On most points his version was corroborated “by independent evidence” but no corroboration was produced in court on his evidence that Godse and accomplice Narayan Apte visited Savarkar at his house on January 14 and 17, 1948. On each occasion Badge was asked to stay outside. On the second occasion he heard Savarkar’s encouraging words to Godse and Apte: “ Yashasvi houn ya ” (succeed and come). The two corroborating witnesses said no more than that the three had got down before the house; but it had two other residents besides. Since the law requires independent corroboration of an approver’s testimony, Savarkar was acquitted.

However, a year or two after Savarkar’s death, his bodyguard, Apte Ramchandra Kasar, and his secretary Gajanan Vishnu Damle, filled the loopholes before the Kapur Commission, which noted: “The statements of both these witnesses show that both Apte and Godse were frequent visitors of Savarkar at Bombay and at Conferences and at every meeting they are shown to have been with Savarkar…This evidence also shows that Karkare was also well known to Savarkar and was also a frequent visitor. Badge used to visit Savarkar. Dr. Parchure also visited him. All this shows that people who were subsequently involved in the murder of Mahatma Gandhi were all congregating some time or the other at Savarkar Sadan and sometimes had long interviews with Savarkar. It is significant that Karkare and Madanlal visited Savarkar before they left for Delhi and Apte and Godse visited him both before the bomb was thrown and also before the murder was committed and on each occasion they had long interviews. It is specially to be noticed that Godse and Apte were with him at public meetings held at various places in the years 1946, 1947 and 1948.”

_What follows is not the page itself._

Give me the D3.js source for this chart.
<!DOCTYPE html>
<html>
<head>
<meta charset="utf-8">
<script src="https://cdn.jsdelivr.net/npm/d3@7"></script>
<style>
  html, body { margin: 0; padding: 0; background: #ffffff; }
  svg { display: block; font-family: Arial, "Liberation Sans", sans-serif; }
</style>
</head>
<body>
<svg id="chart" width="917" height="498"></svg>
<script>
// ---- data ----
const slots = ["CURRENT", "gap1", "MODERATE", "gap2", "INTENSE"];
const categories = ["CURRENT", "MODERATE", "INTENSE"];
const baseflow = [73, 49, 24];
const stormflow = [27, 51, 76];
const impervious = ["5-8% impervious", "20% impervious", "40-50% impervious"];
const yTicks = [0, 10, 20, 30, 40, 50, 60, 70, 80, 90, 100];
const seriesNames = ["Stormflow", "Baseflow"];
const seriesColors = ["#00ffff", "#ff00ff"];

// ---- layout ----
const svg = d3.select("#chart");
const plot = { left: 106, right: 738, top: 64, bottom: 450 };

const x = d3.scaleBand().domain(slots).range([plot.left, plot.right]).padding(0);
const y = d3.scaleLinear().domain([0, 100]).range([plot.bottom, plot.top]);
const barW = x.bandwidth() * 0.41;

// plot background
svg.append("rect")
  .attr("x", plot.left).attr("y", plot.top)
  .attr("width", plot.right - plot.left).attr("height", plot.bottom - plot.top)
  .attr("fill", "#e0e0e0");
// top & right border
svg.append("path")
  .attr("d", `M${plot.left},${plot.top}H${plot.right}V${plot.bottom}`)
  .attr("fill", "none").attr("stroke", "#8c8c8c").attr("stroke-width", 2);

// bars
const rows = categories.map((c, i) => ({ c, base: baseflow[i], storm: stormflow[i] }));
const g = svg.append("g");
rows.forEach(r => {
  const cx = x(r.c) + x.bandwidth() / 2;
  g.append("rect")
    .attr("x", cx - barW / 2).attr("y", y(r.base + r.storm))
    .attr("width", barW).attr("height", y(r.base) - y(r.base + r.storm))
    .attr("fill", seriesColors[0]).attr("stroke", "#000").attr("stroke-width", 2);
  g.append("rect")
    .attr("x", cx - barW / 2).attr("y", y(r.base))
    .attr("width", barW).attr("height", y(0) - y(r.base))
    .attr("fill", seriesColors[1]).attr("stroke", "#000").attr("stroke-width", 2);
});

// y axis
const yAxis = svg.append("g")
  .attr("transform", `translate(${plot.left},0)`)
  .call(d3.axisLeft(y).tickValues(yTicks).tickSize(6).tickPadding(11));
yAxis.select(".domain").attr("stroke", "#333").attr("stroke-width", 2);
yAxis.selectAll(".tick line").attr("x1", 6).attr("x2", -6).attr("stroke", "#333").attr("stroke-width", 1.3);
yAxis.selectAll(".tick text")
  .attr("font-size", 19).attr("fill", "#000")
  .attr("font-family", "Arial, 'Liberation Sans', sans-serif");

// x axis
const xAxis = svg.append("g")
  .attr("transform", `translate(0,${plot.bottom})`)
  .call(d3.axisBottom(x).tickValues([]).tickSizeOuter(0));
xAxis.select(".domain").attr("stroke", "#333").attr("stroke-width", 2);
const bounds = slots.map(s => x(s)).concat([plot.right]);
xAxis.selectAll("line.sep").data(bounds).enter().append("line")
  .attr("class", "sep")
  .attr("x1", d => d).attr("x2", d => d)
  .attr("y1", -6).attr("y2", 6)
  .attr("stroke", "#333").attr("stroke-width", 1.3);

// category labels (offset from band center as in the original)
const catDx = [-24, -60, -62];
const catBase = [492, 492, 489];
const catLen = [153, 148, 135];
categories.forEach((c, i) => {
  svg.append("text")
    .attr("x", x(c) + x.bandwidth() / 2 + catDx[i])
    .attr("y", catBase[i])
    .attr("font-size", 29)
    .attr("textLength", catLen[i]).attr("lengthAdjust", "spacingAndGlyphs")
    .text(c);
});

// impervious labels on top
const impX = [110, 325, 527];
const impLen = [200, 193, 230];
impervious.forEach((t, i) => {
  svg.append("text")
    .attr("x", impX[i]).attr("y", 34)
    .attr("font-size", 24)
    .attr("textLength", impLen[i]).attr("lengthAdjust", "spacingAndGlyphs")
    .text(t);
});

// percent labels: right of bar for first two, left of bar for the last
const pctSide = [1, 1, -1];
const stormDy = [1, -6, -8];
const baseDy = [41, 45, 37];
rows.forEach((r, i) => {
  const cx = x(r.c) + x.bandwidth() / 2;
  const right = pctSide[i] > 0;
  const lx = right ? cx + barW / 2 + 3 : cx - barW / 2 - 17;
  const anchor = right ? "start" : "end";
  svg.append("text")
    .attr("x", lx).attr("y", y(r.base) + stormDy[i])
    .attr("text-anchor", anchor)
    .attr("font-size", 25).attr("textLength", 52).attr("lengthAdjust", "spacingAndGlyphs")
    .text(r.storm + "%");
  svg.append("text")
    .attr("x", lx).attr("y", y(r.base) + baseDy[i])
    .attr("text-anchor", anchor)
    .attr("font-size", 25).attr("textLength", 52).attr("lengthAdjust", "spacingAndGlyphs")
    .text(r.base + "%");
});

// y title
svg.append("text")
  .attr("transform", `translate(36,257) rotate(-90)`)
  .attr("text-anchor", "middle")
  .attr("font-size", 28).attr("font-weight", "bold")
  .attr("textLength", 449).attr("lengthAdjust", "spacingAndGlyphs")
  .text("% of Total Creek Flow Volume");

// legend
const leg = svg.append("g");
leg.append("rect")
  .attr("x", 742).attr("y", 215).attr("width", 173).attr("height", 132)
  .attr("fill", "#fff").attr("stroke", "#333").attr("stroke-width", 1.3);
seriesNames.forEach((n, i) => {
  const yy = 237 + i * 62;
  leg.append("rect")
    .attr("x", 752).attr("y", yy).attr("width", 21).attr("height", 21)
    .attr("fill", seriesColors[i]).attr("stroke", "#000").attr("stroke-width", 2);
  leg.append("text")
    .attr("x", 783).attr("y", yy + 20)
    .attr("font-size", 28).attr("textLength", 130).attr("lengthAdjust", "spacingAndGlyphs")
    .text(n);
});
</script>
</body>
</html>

Had the two testified in court, Savarkar would have been convicted. There was no ambiguity surrounding Godse’s and Apte’s visits to Savarkar on January 14 and 17, 1948. Kasar, Savarkar’s bodyguard, told the Commission that they visited him on or about January 23 or 24, after the bomb incident. Damle, Savarkar’s secretary, deposed that Godse and Apte saw Savarkar “in the middle of January and sat with him [Savarkar] in his garden.”

In his Crime Report No.1, Nagarvala had stated that “Savarkar was at the back of the conspiracy” and that “he was feigning illness.” Nagarvala’s letter of January 31, 1948, the day after the assassination, mentioned that Savarkar, Godse and Apte met for 40 minutes “on the eve of their departure to Delhi.” This he did on the strength of what Kasar and Damle had disclosed to him. “These two had access to the house of Savarkar without any restriction.” In short, Godse and Apte met Savarkar again, in the absence of Badge, and in addition to their meetings on January 14 and 17. Why they were not produced as witnesses in court is a mystery.

Vallabhbhai Patel was vindicated. He had written to Nehru on February 27, 1948: “I have kept myself almost in daily touch with the progress of the investigation regarding Bapu’s assassination case.” His conclusion was: “It was a fanatical wing of the Hindu Mahasabha directly under Savarkar that [hatched] the conspiracy and saw it through.”

Many years later, the BJP had his portrait hung in Parliament House.